D’autres avancées sont également à souligner : le plafonnement des frais bancaires ainsi que de nouveaux outils éligibles au PEA-PME dont les titres participatifs, les bons, les obligations à taux fixe. Il convient enfin de saluer le travail de l’Assemblée nationale qui a permis de réintégrer les titres de sociétés immobilières dans l’enveloppe des titres éligibles au PEA-PME.
Le PEA-PME n’est pas le seul produit d’épargne à être impacté par l’adoption de la loi Pacte. On peut, noter la relance des fonds euro-croissance et l’assouplissement du fonctionnement des assurances-vie. Afin de favoriser le renforcement des fonds propres des entreprises, la sortie en titres des assurances-vie souscrites en unités de compte est élargie au bénéficiaire du contrat lorsque le souscripteur a opté pour cette modalité de sortie. De plus, on peut souligner que les titres émis dans le cadre du financement participatif pourront être intégrés dans les unités de compte, favorisant ainsi la circulation des titres non cotés.

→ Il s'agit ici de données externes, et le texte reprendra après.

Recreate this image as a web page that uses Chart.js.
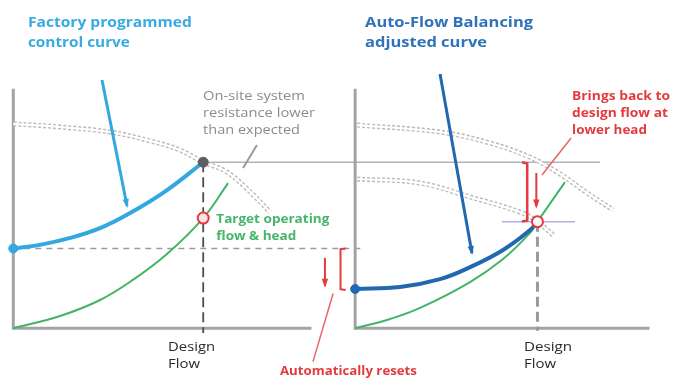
<!DOCTYPE html>
<html><head><meta charset="utf-8">
<script src="https://cdn.jsdelivr.net/npm/chart.js@4.4.0/dist/chart.umd.min.js"></script>
<style>html,body{margin:0;padding:0;background:#fff;}#wrap{position:relative;width:678px;height:381px;}</style>
</head><body><div id="wrap"><canvas id="c"></canvas></div>
<script>
// ===== DATA (x = flow units, y = head units) =====
const axisLeftX = [0, 0, 157];
const axisLeftY = [100, 0, 0];
const axisRightX = [180, 180, 335];
const axisRightY = [100, 0, 0];

// pump curves (dotted)
const pumpLeftX = [0, 24.6, 50.9, 72, 87.8, 100, 111.5, 122, 135.2];
const pumpLeftY = [85.3, 84, 81.9, 78.2, 74.4, 69.3, 65.7, 59, 48.5];
const pumpRightX = [181, 224.7, 251, 272.1, 286.3, 302.1, 315.8];
const pumpRightY = [84.8, 81.9, 77.3, 71.4, 65.2, 56.5, 49.4];
const pumpAdjX = [181, 214.2, 240.5, 266.8, 276, 284.2];
const pumpAdjY = [62.3, 60.6, 54.8, 48.5, 44.5, 38.9];

// control curves
const ctrlLeftX = [0, 14, 30, 46, 61.5, 81, 100];
const ctrlLeftY = [33.3, 34.8, 37.7, 41.9, 48.1, 57.7, 69.3];
const ctrlRightX = [180, 203.6, 224.7, 240.5, 257.9, 272.1, 276];
const ctrlRightY = [16.4, 17.2, 20.5, 25.5, 32.7, 41, 44.5];

// system curves
const sysLeftX = [0, 24.6, 45.7, 63, 80.9, 100, 113.1];
const sysLeftY = [0, 5.1, 11.8, 20.2, 31, 46, 60.6];
const sysRightX = [180, 198.4, 214.2, 240.5, 257.9, 272.1, 276, 290.5];
const sysRightY = [0, 3.9, 8.5, 19.3, 28.9, 39.8, 44.5, 61];

// reference lines
const designLeftX = [100, 100], designLeftY = [69.3, -2];
const designRightX = [276, 276], designRightY = [44.5, -1];
const headLineX = [100, 309], headLineY = [69.3, 69.3];
const targetLineX = [0, 185], targetLineY = [33.3, 33.3];
const purpleX = [257.3, 295.8], purpleY = [44.5, 44.5];

// brackets, arrows, pointers
const bracketLeftX = [175, 172.3, 172.3, 175], bracketLeftY = [33.3, 33, 16.3, 16];
const arrowRedLeftX = [164.1, 164.1], arrowRedLeftY = [29.3, 17.8];
const pointerLeftX = [168.4, 157.8], pointerLeftY = [14.5, -13.9];
const bracketRightX = [267.8, 270.6, 270.6, 267.8], bracketRightY = [69.3, 68.8, 45, 44.6];
const arrowRedRightX = [275.4, 275.4], arrowRedRightY = [64.8, 50.8];
const pointerRightX = [278.4, 293.7], pointerRightY = [64, 79.4];
const arrowBlueLeftX = [46.7, 59.9], arrowBlueLeftY = [103.6, 51];
const arrowBlueRightX = [224.7, 241.5], arrowBlueRightY = [106.1, 31.4];
const pointerGrayX = [121, 128.3], pointerGrayY = [66.9, 76.5];

// markers
const startLeft = [0, 33.3];
const opLeft = [100, 69.3];
const targetLeft = [100, 46];
const startRight = [180, 16.4];
const targetRight = [276, 44.5];

// text
const titleLeft = ['Factory programmed', 'control curve'];
const titleRight = ['Auto-Flow Balancing', 'adjusted curve'];
const noteGray = ['On-site system', 'resistance lower', 'than expected'];
const noteGreen = ['Target operating', 'flow & head'];
const noteRedRight = ['Brings back to', 'design flow at', 'lower head'];
const noteRedLeft = ['Automatically resets'];
const designLabel = ['Design', 'Flow'];

// ===== BUILD =====
const P = (xs, ys) => xs.map((x, i) => ({x, y: ys[i]}));
const C = {
  lblue: '#33a8e0', dblue: '#2168b0', green: '#42b468', red: '#e33b3f',
  gray: '#a3a3a3', dot: '#bcbcbc'
};
function line(xs, ys, color, width, extra) {
  return Object.assign({data: P(xs, ys), showLine: true, borderColor: color, backgroundColor: color,
    borderWidth: width, pointRadius: 0, tension: 0, clip: false, order: 5}, extra || {});
}
function marker(pt, fill, stroke, r, bw) {
  return {data: [{x: pt[0], y: pt[1]}], showLine: false, pointRadius: r, pointBackgroundColor: fill,
    pointBorderColor: stroke, pointBorderWidth: bw, clip: false, order: 0};
}
const curve = {tension: 0.4};
const datasets = [
  line(axisLeftX, axisLeftY, C.gray, 3, {order: 9}),
  line(axisRightX, axisRightY, C.gray, 3, {order: 9}),
  line(headLineX, headLineY, '#b3b3b3', 1.5, {order: 9}),
  line(targetLineX, targetLineY, '#9c9c9c', 1.5, {order: 9, borderDash: [6, 5]}),
  line(pumpLeftX, pumpLeftY, C.dot, 5, Object.assign({order: 8, borderDash: [3, 2]}, curve)),
  line(pumpLeftX, pumpLeftY, '#ffffff', 2.2, Object.assign({order: 7}, curve)),
  line(pumpRightX, pumpRightY, C.dot, 5, Object.assign({order: 8, borderDash: [3, 2]}, curve)),
  line(pumpRightX, pumpRightY, '#ffffff', 2.2, Object.assign({order: 7}, curve)),
  line(pumpAdjX, pumpAdjY, C.dot, 5, Object.assign({order: 8, borderDash: [3, 2]}, curve)),
  line(pumpAdjX, pumpAdjY, '#ffffff', 2.2, Object.assign({order: 7}, curve)),
  line(designLeftX, designLeftY, '#4d4d4d', 1.8, {order: 6, borderDash: [10, 5]}),
  line(designRightX, designRightY, '#9a9a9a', 3, {order: 6, borderDash: [10, 5]}),
  line(purpleX, purpleY, '#b9aadf', 1.5, {order: 6}),
  line(sysLeftX, sysLeftY, C.green, 2, Object.assign({order: 4}, curve)),
  line(sysRightX, sysRightY, C.green, 2, Object.assign({order: 4}, curve)),
  line(ctrlLeftX, ctrlLeftY, C.lblue, 4, Object.assign({order: 3}, curve)),
  line(ctrlRightX, ctrlRightY, C.dblue, 4, Object.assign({order: 3}, curve)),
  line(bracketLeftX, bracketLeftY, C.red, 2, {order: 2}),
  line(arrowRedLeftX, arrowRedLeftY, C.red, 2, {order: 2, arrow: 7}),
  line(pointerLeftX, pointerLeftY, '#e86466', 1.5, {order: 2}),
  line(bracketRightX, bracketRightY, C.red, 2.5, {order: 2}),
  line(arrowRedRightX, arrowRedRightY, C.red, 2, {order: 2, arrow: 7}),
  line(pointerRightX, pointerRightY, '#e86466', 1.5, {order: 2}),
  line(arrowBlueLeftX, arrowBlueLeftY, C.lblue, 3, {order: 2, arrow: 7}),
  line(arrowBlueRightX, arrowBlueRightY, C.dblue, 3, {order: 2, arrow: 7}),
  line(pointerGrayX, pointerGrayY, '#9a9a9a', 2, {order: 2}),
  marker(startLeft, C.lblue, C.lblue, 4.5, 1),
  marker(opLeft, '#5e5e5e', '#5e5e5e', 5, 1),
  marker(targetLeft, '#fbe3e3', C.red, 5.5, 2),
  marker(startRight, C.dblue, C.dblue, 4.5, 1),
  marker(targetRight, '#ffffff', C.red, 5.5, 2)
];

const FONT = '"Open Sans", "Noto Sans", sans-serif';
// text blocks: lines, anchor (data units), line step (data units), style
const texts = [
  {lines: titleLeft, x: 7.7, y: 127.4, step: 8.3, font: 'bold 15px ' + FONT, color: '#38abe2', w: [164, 102]},
  {lines: titleRight, x: 185.2, y: 127.4, step: 8.3, font: 'bold 15px ' + FONT, color: '#2f72b9', w: [168, 122]},
  {lines: noteGray, x: 99.9, y: 96.5, step: 7, font: '12px ' + FONT, color: '#8c8c8c', w: [102, 112, 97]},
  {lines: noteGreen, x: 106.9, y: 45.2, step: 7, font: 'bold 12px ' + FONT, color: '#45b56a', w: [113, 80]},
  {lines: noteRedRight, x: 294.2, y: 96.5, step: 7, font: 'bold 12px ' + FONT, color: '#e33b3f', w: [98, 96, 75]},
  {lines: noteRedLeft, x: 140.4, y: -18.2, step: 7, font: 'bold 12px ' + FONT, color: '#e33b3f', w: [137]},
  {lines: designLabel, x: 81.5, y: -8.2, step: 7.1, font: '12px ' + FONT, color: '#2a2a2a', w: [47, 32]},
  {lines: designLabel, x: 268.9, y: -8.2, step: 7.1, font: '12px ' + FONT, color: '#2a2a2a', w: [48, 32]}
];

const annot = {
  id: 'annot',
  afterDatasetsDraw(chart) {
    const ctx = chart.ctx, sx = chart.scales.x, sy = chart.scales.y;
    chart.data.datasets.forEach((ds, i) => {
      if (!ds.arrow) return;
      const pts = chart.getDatasetMeta(i).data;
      const a = pts[pts.length - 2], b = pts[pts.length - 1];
      const ang = Math.atan2(b.y - a.y, b.x - a.x), L = ds.arrow;
      ctx.save(); ctx.fillStyle = ds.borderColor; ctx.translate(b.x, b.y); ctx.rotate(ang);
      ctx.beginPath(); ctx.moveTo(2, 0); ctx.lineTo(-L, -L * 0.45); ctx.lineTo(-L, L * 0.45); ctx.closePath(); ctx.fill();
      ctx.restore();
    });
    texts.forEach(t => {
      ctx.save(); ctx.font = t.font; ctx.fillStyle = t.color; ctx.textBaseline = 'middle'; ctx.textAlign = 'left';
      t.lines.forEach((s, k) => {
        const px = sx.getPixelForValue(t.x), py = sy.getPixelForValue(t.y - k * t.step);
        const mw = ctx.measureText(s).width, f = t.w ? t.w[k] / mw : 1;
        ctx.save(); ctx.translate(px, py); ctx.scale(f, 1); ctx.fillText(s, 0, 0); ctx.restore();
      });
      ctx.restore();
    });
  }
};

new Chart(document.getElementById('c'), {
  type: 'scatter',
  data: {datasets},
  options: {
    responsive: true, maintainAspectRatio: false, animation: false, events: [],
    layout: {padding: 0, autoPadding: false},
    plugins: {legend: {display: false}, tooltip: {enabled: false}},
    scales: {
      x: {type: 'linear', min: -7, max: 350, display: false},
      y: {type: 'linear', min: -22, max: 137, display: false}
    }
  },
  plugins: [annot]
});
</script></body></html>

Enfin a été adoptée la mise en place d’un plan d’épargne retraite, sorte de socle commun des dispositifs d’épargne collective, qui devrait accroître la visibilité sur ces produits d’épargne. Parmi les mesures liées à ce socle commun se trouve la mise en place de la gestion « pilotée » comme mode de gestion par défaut. Une mesure qui devrait permettre de diriger, dans un premier temps, l’épargne vers les actions.

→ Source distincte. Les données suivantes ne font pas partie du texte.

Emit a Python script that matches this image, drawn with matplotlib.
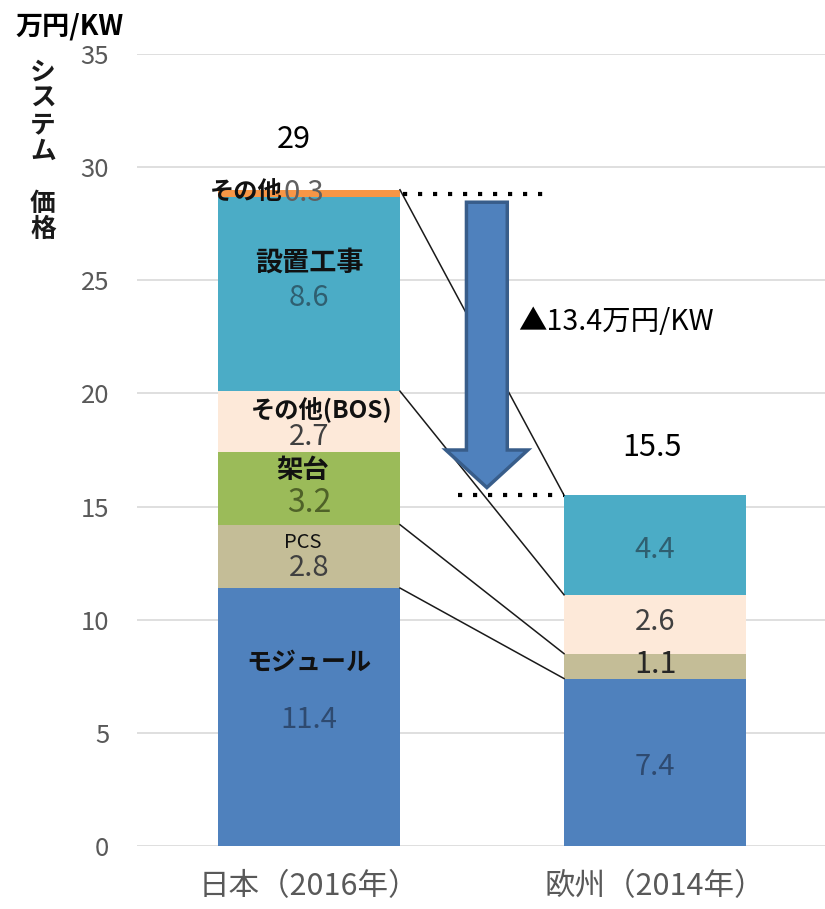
import numpy as np
import matplotlib.pyplot as plt
from matplotlib.patches import Polygon

plt.rcParams['font.family'] = ['Noto Sans CJK JP', 'DejaVu Sans']

# data
regions    = ['日本（2016年）', '欧州（2014年）']
components = ['モジュール', 'PCS', '架台', 'その他(BOS)', '設置工事', 'その他']
japan      = [11.4, 2.8, 3.2, 2.7, 8.6, 0.3]
europe     = [7.4, 1.1, 0.0, 2.6, 4.4, 0.0]
totals     = [29, 15.5]
reduction  = '▲13.4万円/KW'
y_ticks    = [0, 5, 10, 15, 20, 25, 30, 35]

COLORS = ['#4F81BD', '#C4BD97', '#9BBB59', '#FDE9D9', '#4BACC6', '#F79646']
GRAY   = '#595959'
BAR_W  = 0.526

fig = plt.figure(figsize=(8.25, 9.09), dpi=100)
ax = fig.add_axes([0.166, 0.0693, 0.834, 0.8713])

x = np.arange(len(regions))
bottoms = np.zeros(len(regions))
for i, name in enumerate(components):
    vals = np.array([japan[i], europe[i]])
    ax.bar(x, vals, BAR_W, bottom=bottoms, color=COLORS[i], zorder=2)
    bottoms += vals

ax.set_xlim(-0.497, 1.491)
ax.set_ylim(0, 35)
ax.set_yticks(y_ticks)
ax.set_yticklabels([str(t) for t in y_ticks], fontsize=18.5, color=GRAY)
ax.set_xticks(x)
ax.set_xticklabels(regions, fontsize=22, color=GRAY)
ax.tick_params(axis='y', length=0, pad=20)
ax.tick_params(axis='x', length=0, pad=18)
ax.grid(axis='y', color='#D9D9D9', linewidth=1.2, zorder=0)
ax.set_axisbelow(True)
for s in ax.spines.values():
    s.set_visible(False)

# connector lines between matching segments
cj = np.cumsum(japan)
ce = np.cumsum(europe)
x0, x1 = x[0] + BAR_W / 2, x[1] - BAR_W / 2
for k in [0, 1, 3, 5]:
    ax.plot([x0, x1], [cj[k], ce[k]], color='#1A1A1A', linewidth=1.1, zorder=3)

# dotted reference lines
ax.plot([x0 + 0.01, 0.702], [totals[0] - 0.2, totals[0] - 0.2], linestyle=(0, (1, 2.6)),
        color='black', linewidth=3, zorder=3)
ax.plot([0.43, x1], [totals[1], totals[1]], linestyle=(0, (1, 2.6)),
        color='black', linewidth=3, zorder=3)

# block arrow
cx, sw, hw = 0.514, 0.118, 0.237
top, neck, tip = 28.45, 17.5, 15.84
arrow = Polygon([[cx - sw / 2, top], [cx + sw / 2, top], [cx + sw / 2, neck],
                 [cx + hw / 2, neck], [cx, tip], [cx - hw / 2, neck],
                 [cx - sw / 2, neck]], closed=True, facecolor='#4F81BD',
                edgecolor='#385D8A', linewidth=2.5, zorder=4)
ax.add_patch(arrow)
ax.text(0.604, 23.15, reduction, fontsize=20.5, ha='left', va='center', color='black', zorder=5)

# totals
ax.text(-0.043, 31.2, f'{totals[0]:g}', fontsize=22, ha='center', va='center', color='black')
ax.text(x[1] - 0.01, 17.6, f'{totals[1]:g}', fontsize=22, ha='center', va='center', color='black')

# labels inside Japan bar
names = [
    ('モジュール', 0.0, 8.09, 18, 'bold'),
    ('PCS', -0.017, 13.43, 14.5, 'normal'),
    ('架台', -0.017, 16.6, 19, 'bold'),
    ('その他(BOS)', 0.038, 19.27, 17.5, 'bold'),
    ('設置工事', 0.0, 25.76, 19.5, 'bold'),
]
for txt, xx, yy, fs, fw in names:
    ax.text(xx, yy, txt, fontsize=fs, fontweight=fw, ha='center', va='center', color='#111111', zorder=5)

vals_jp = [
    (japan[0], 0.0, 5.57, '#2E4A70', 21),
    (japan[1], 0.0, 12.28, '#404040', 21),
    (japan[2], 0.0, 15.16, '#4F6228', 23),
    (japan[3], 0.0, 18.07, '#404040', 21),
    (japan[4], 0.0, 24.2, '#2F5F70', 21),
]
for v, xx, yy, c, fs in vals_jp:
    ax.text(xx, yy, f'{v:g}', fontsize=fs, ha='center', va='center', color=c, zorder=5)

ax.text(-0.075, 28.86, components[5], fontsize=17.5, fontweight='bold', ha='right', va='center',
        color='#111111', zorder=5)
ax.text(-0.075, 28.86, f'{japan[5]:g}', fontsize=21, ha='left', va='center', color='#606060', zorder=5)

# values inside Europe bar
eu_pos = [(0, 3.49, '#2E4A70'), (1, 8.0, '#262626'), (3, 9.9, '#404040'), (4, 13.08, '#2F5F70')]
for k, yy, c in eu_pos:
    ax.text(x[1], yy, f'{europe[k]:g}', fontsize=22 if k == 1 else 21, ha='center', va='center',
            color=c, zorder=5)

# axis title
fig.text(15 / 825, 1 - 27 / 909, '万円/KW', fontsize=19.5, fontweight='bold', ha='left', va='center')
for j, ch in enumerate('システム 価格'):
    if ch.strip():
        fig.text(43 / 825, 1 - (72 + j * 26.3) / 909, ch, fontsize=18.5, fontweight='bold',
                 ha='center', va='center', color='#1A1A1A')

fig.savefig('out.png', dpi=100)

Ces mesures, bénéfiques pour l’économie française, ne seront malheureusement pas appliquées avant début 2020, nécessitant de lourds processus de mise en place. Sans oublier que la loi Pacte est actuellement examinée par le Conseil Constitutionnel.
Il faudra donc s’armer de patience avant de pouvoir bénéficier des premières retombées positives de ce projet titanesque.